By Vicky Lott (Training and Education Officer)
I’m currently living in my 60th year. Having lived solo for a decade, I possess many of the risk factors for loneliness: my age, being single, working from home and living rurally. Yet, there is a quiet irony in the fact that I feel less lonely now than during the more connected years of my life.
In my 20s and 30s I navigated the loneliness of being a mother. Despite being surrounded by the chatter and laughter of small children there’s a unique loss of identity experienced by many parents. You become an extension of your children and lose the person you struggled and fought to become in your teenage years. There’s the sting of the school gate hierarchies where you realise that being present doesn’t always equate to being included and the struggle to fit in rears its head as it did back in your own school days.
By my mid-30s, isolation intensified. Navigating a divorce while friends remained happily coupled felt like I was alone once more surrounded by the whispers of judgement from those I thought knew me better. The loneliness of not being seen is acute; being physically present, surrounded by others but not being seen emotionally for who you really are, is an intense feeling of aloneness felt by many at all stages of life.
In those early days, most connections required the physical act of a phone call or a knock at the door. Then the digital age promised a cure. We could transcend physical distance, connecting with others from all over the world who shared our inner thoughts and beliefs, and who had experienced the same pain and isolation. We no longer needed to feel lonely.
Yet, we find ourselves in an epidemic of loneliness once more. If we are so connected, why does the weight of social isolation feel more crushing than ever? Why is the nervous system still reacting as if it is starved of true human contact? While we hide ourselves away connecting with others via a screen, we are starving ourselves of physical touch. Our bodies descend into a state of stress and we become anxious and depressed, our cortisol levels rise and our immune system depletes. These connections aren’t soothing to our souls.
It took a global pandemic for many to recognise the reality of what being alone means. I suddenly had friends offering socially distanced walks because they feared for my isolation. The irony was that I had been adapting to that reality for years. I navigated lockdown with practiced ease, only to feel the familiar emotional numbing return once the world retreated back to their families and busy lives, leaving me once again in silence. Three years ago, I left the life I’d spent over 50 years building, because it just wasn’t working for me. I was exchanging dozens of messages daily, yet I saw no one and no one truly saw me.
Relocating across the country to a place where I possessed zero connections felt inherently counter-intuitive, yet I was already feeling alone and isolated so didn’t feel I had much to lose. I gambled on the idea that stripping away my comfort zone would shock my nervous system into seeking new connections. Now, nestled in a village on the edge of Exmoor, as rural a place as remains in our expanding population, my experiment has worked. In those early days, I physically forced myself into the local pub alone; I attended fairs and fundraisers in solitude, joining every available group with the desperation of one who had nothing left to lose. To my surprise I was met with open arms, eventually becoming woven into the very fabric of the community. A simple five minute walk to the village shop now stretches to fifteen, punctuated by chatting to friends, neighbours and acquaintances on the way. Here, people make the deliberate effort to see one another, perhaps because we all carry the shared memory of that familiar sting of isolation.

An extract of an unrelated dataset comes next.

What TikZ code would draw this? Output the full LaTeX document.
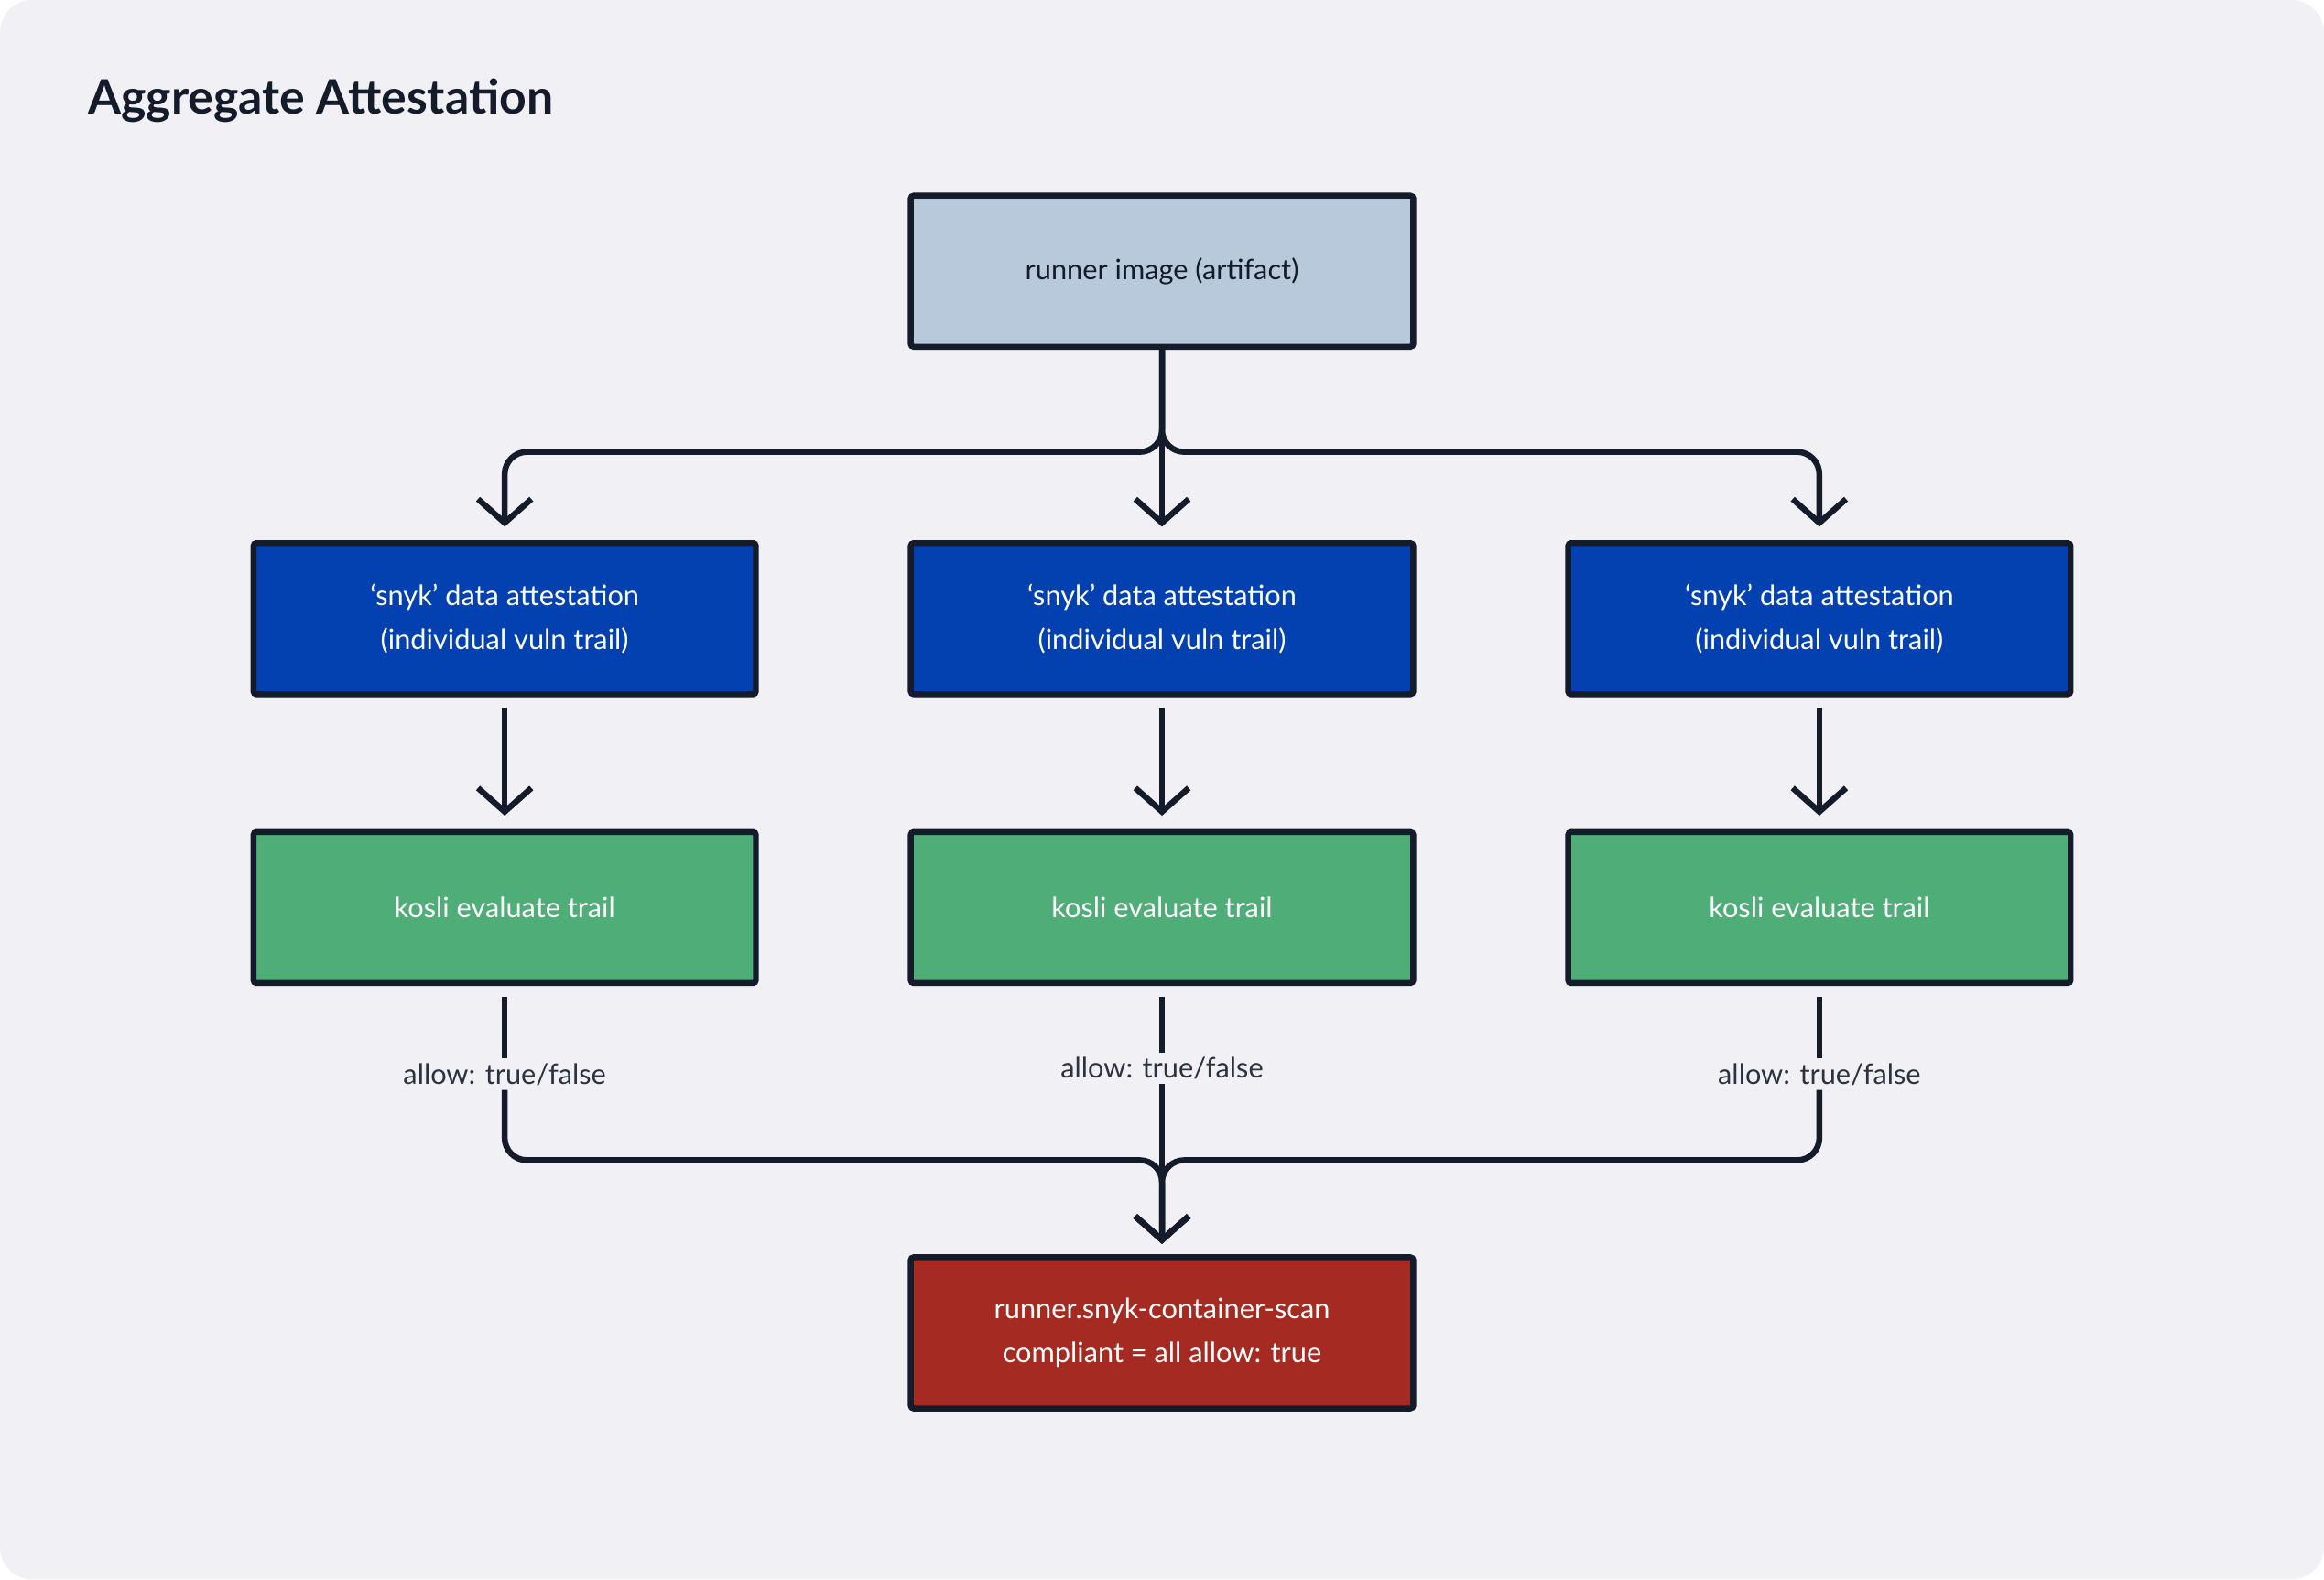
\documentclass[tikz,border=0pt]{standalone}
\usepackage{fontspec}
\setmainfont{Lato}
\usetikzlibrary{arrows.meta}
\definecolor{bgc}{HTML}{F1F1F5}
\definecolor{linec}{HTML}{141B2B}
\definecolor{artc}{HTML}{B8C9DC}
\definecolor{snykc}{HTML}{0340B0}
\definecolor{evalc}{HTML}{4FAE78}
\definecolor{resc}{HTML}{A52A22}
\tikzset{
  box/.style={draw=linec, line width=4pt, rounded corners=2pt, minimum width=339pt,
    minimum height=102pt, align=center, font=\fontsize{19}{30}\selectfont},
  arr/.style={draw=linec, line width=4pt, rounded corners=15pt,
    -{Straight Barb[length=16pt, width=36pt, line width=4pt]}},
  seg/.style={draw=linec, line width=4pt},
  lbl/.style={font=\fontsize{19}{22}\selectfont, text=linec!90, inner sep=3pt}
}
\begin{document}
\begin{tikzpicture}[x=1pt, y=-1pt]
  \fill[bgc, rounded corners=22pt] (0,0) rectangle (1568,1066);
  \node[anchor=west, font=\bfseries\fontsize{32}{36}\selectfont, text=linec] (title) at (56,68) {Aggregate Attestation};

  \node[box, fill=artc, text=linec] (art) at (784,183) {runner image (artifact)};

  \foreach \i/\x in {1/340.5, 2/784, 3/1227.5} {
    \node[box, fill=snykc, text=white] (s\i) at (\x,417.5) {‘snyk’ data attestation\\(individual vuln trail)};
    \node[box, fill=evalc, text=white] (e\i) at (\x,612.5) {kosli evaluate trail};
  }
  \node[lbl] (l1) at (340.5,725) {allow: true/false};
  \node[lbl] (l2) at (784,721) {allow: true/false};
  \node[lbl] (l3) at (1227.5,725) {allow: true/false};

  \node[box, fill=resc, text=white] (res) at (784,899.5) {runner.snyk-container-scan\\compliant = all allow: true};

  \coordinate (top) at (784,305);
  \coordinate (bot) at (784,783);

  % fan out
  \foreach \i in {1,2,3} {
    \draw[arr, shorten >=9pt] (art.south) -- (top) -| (s\i.north);
    \draw[arr, shorten <=7pt, shorten >=9pt] (s\i.south) -- (e\i.north);
    \draw[seg, shorten <=7pt] (e\i.south) -- (l\i.north);
  }
  % fan in
  \draw[arr, shorten >=7pt] (l1.south) |- (bot) -- (res.north);
  \draw[arr, shorten >=7pt] (l3.south) |- (bot) -- (res.north);
  \draw[arr, shorten >=7pt] (l2.south) -- (res.north);
\end{tikzpicture}
\end{document}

A central pillar of our training courses here at Harmless explores the intersection of risk factors for poor mental health and the Five Ways to Wellbeing, where the most vital thread is CONNECTION. The act of weaving ourselves into the lives of others is a fundamental biological necessity for staying well. Being tethered to those who truly see and recognise our authentic selves nourishes the nervous system more effectively than almost any other life force. It can start with a simple smile or saying hello, a recognition that we’re all here experiencing this journey together.
In the depths of despair, the prospect of venturing beyond our comfort zones to seek new ties can feel like a crushing weight, yet we must recognise this as a universal vulnerability. There is no shame in acknowledging the sting of loneliness; it is a physiological response to a lack of genuine human contact which is something we all need. Loneliness can strike at all stages of life but learning to recognise and love the unique human you are gives you the strength to find the people who see that too.